2. Identify the assets that are available as protection for debt holders in the event of a default. 3. Analyse liquidity and borrowing needs
4. Analyse profitability.
5. Analyse cash flow needs.
Option Risk
Some corporate bonds contain a type of option. The effect of the option on the spread of the bond relative to an otherwise equivalent option-free bond depends on whether the option benefits the issuer or the investor. If the option benefits the issuer, the spread will be greater than the spread of an otherwise equivalent option-free bond; if the option benefits the investor, the spread will be less. There are three primary types of embedded options: calls, puts, and conversions. Call options benefit the issuer, whereas put options and conversion options benefit the investor.
Liquidity Risk
The liquidity of bonds depends on whether they are on-the-run or off-the-run. On-the-run bonds are the bonds that have been issued most recently.
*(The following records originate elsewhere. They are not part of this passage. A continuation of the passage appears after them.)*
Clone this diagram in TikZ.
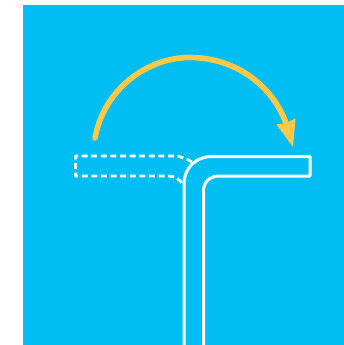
\documentclass[tikz,border=0pt]{standalone}
\definecolor{bluebg}{RGB}{0,189,244}
\definecolor{amber}{RGB}{255,200,70}
\tikzset{
  profile/.style={draw=white,line width=3pt,line join=round},
  ghost/.style={draw=white,line width=2.7pt,dash pattern=on 6pt off 3.6pt,line join=round},
  sweep/.style={draw=amber,line width=5.6pt,line cap=round},
  sweephead/.style={fill=amber,draw=none}
}
\begin{document}
\begin{tikzpicture}[x=1pt,y=-1pt]
\useasboundingbox (0,0) rectangle (344,345);
\fill[bluebg] (22.5,5) rectangle (344,345);
% named anchor points
\coordinate (ob) at (184,345);
\coordinate (ib) at (203.5,345);
\coordinate (start) at (95,138);
\coordinate (peak) at (190,57.5);
\coordinate (neck) at (286,123);
\coordinate (tip) at (293,147);
\coordinate (barbL) at (276.5,124.5);
\coordinate (barbR) at (295.5,118.5);
% solid profile
\draw[profile] (ob) -- (184,184) .. controls (184,168) and (196,156.5) .. (212,156.5)
  -- (310,156.5) -- (310,176) -- (219,176) .. controls (210,176) and (203.5,182) .. (203.5,191) -- (ib);
% dashed ghost
\draw[ghost] (192,162) .. controls (187,159) and (181,156) .. (174,156) -- (75.5,156) -- (75.5,176)
  -- (168,176) .. controls (175,176) and (180,179) .. (183,185);
% sweep arrow
\draw[sweep] (start) .. controls (104,89) and (147,57.5) .. (peak) .. controls (235,57.5) and (272,85) .. (neck);
\fill[sweephead] (barbL) -- (tip) -- (barbR) -- (286,123) -- cycle;
\end{tikzpicture}
\end{document}
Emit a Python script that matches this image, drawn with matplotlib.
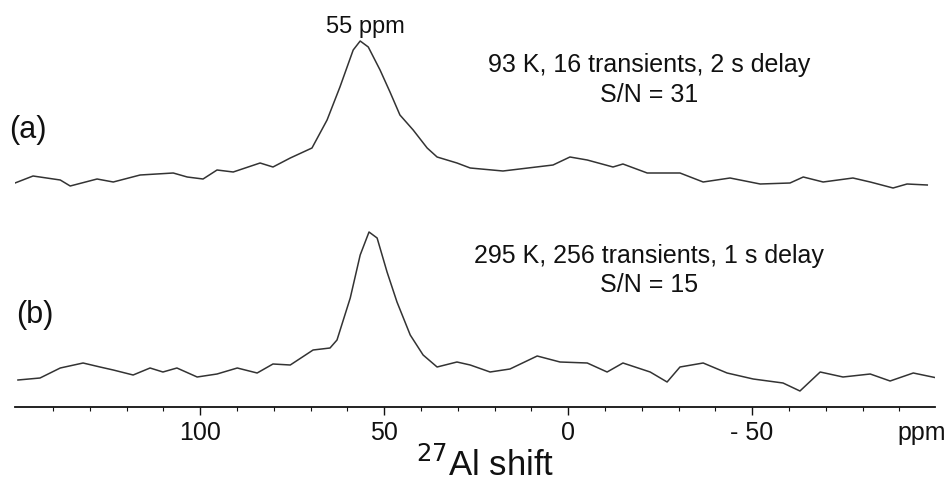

They trade close to par, are the most liquid issues, and are generally used as bond market yield benchmarks. Alternatively, off-the-run bond issues are not traded as frequently as the benchmark on-the-run bonds and are therefore less liquid. Liquidity is an important factor in the decision to participate in a market because it determines the holder’s ability to buy and sell positions quickly and with little impact on price. Liquidity is a function of both the outstanding size of the issue and the volume traded. The benchmark federal government bonds are invariably the most liquid bonds in a domestic bond market. In India, the most liquid bond in the secondary market is the 10-year G-sec. Turnover of these bonds (i.e., daily trading volume) is normally many times that of most other bonds, including off-the-run federal government bonds. A lower level of liquidity translates into greater risk for investors because of the wider bid-ask spread associated with less liquid issues. This means that the bond must be bought or sold at a value further from its true value, which is represented by the mid-point of the bid-ask spread.